Roy Prosterman ’58 wants people in the poorest countries to own property. Think of it, he says, as an insurance policy for the planet.

Since 1970, when his fieldwork in Vietnam inspired legislation that gained a million tenant-farmer families land ownership, Prosterman has helped bring land reform to 37 developing countries throughout the world. In 1981, the University of Washington law professor founded the nonprofit Rural Development Institute to further the work.

Prosterman has long been convinced of the link between landlessness and violence. A solution, he believes, is to encourage developing countries to deal with some of the grievances that give rise to such violence–in some cases by buying property at a fair price and giving it to the poor.

The institute has also helped countries strengthen farmers’ existing land rights. In China, for example, even after decollectivization in the 1980s, farmers didn’t have long-term land rights, which deterred them from making investments in their land. Since 1988, the institute has interviewed hundreds of farm families in more than 20 provinces and consulted with Chinese policy-makers, resulting in legislation that provides for 30-year land-use rights backed by contracts with farm households. According to the organization, 85 million of China’s 210 million agricultural households now have secure 30-year land-use rights.

Prosterman says the shape of land reform has changed since he began working in Vietnam, when he believed that the landless needed at least a few acres. Today, he says, landless families in places like India and Bangladesh can benefit from ownership of a plot as small as one-tenth of an acre, enough for a house and garden. This more feasible approach still enables poor families to provide themselves with a supplemental source of food and income, access to credit, and improved status in the community, he says.

In the aftermath of 9/11, Prosterman says we need to be concerned with the new connections between rural poverty and violence in the form of terrorism. During the Cold War, the rural landless were often mobilized by revolutionary Marxism, he says. Now, it’s often radical Islam. “Landlessness still has very important links to violence,” he said. “And if we are not concerned about it as a society from a humanitarian or an economic development point of view, we should at least be concerned about it from a global stability and security point of view.”

Prosterman’s work has provoked criticism from the left and the right, but the results, he says, bridge an ideological divide: “When people understand the issue and see that a reasonable effort can be made to do it in a nonconfrontational, nonviolent, nonconfiscatory manner, the support can be quite widespread.”

Twice nominated for the Nobel Peace Prize, Prosterman can now point to more than 120 million farm families worldwide who have ownership rights thanks to the institute. And he hopes that the new concept of the house-and-garden plot will make it possible for many more to become landowners.

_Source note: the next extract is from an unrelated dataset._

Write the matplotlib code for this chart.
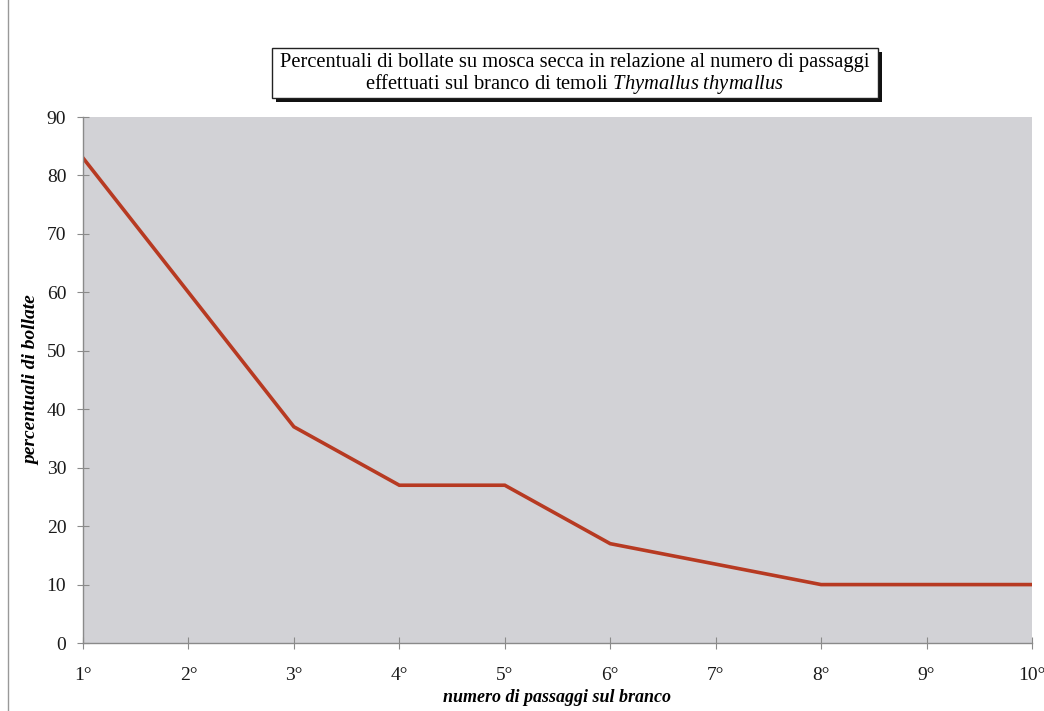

There is much more work to be done, he says. According to Prosterman, the United States now earmarks no foreign aid specifically for land acquisition and redistribution and spends less than one-tenth of 1 percent of its gross national product on foreign aid. If developed countries doubled the amount of their foreign aid and targeted it on rural land reform, education, health care, and small-scale credit, we could virtually eliminate poverty by the year 2015, he says.

“If we don’t deal with the problems of poverty over the course of the next two generations–with the linkage between [poverty] and violence and the ever-increasing availability of technologies of mass destruction–I think it creates a hellacious set of problems that could undermine our whole civilization,” Prosterman said.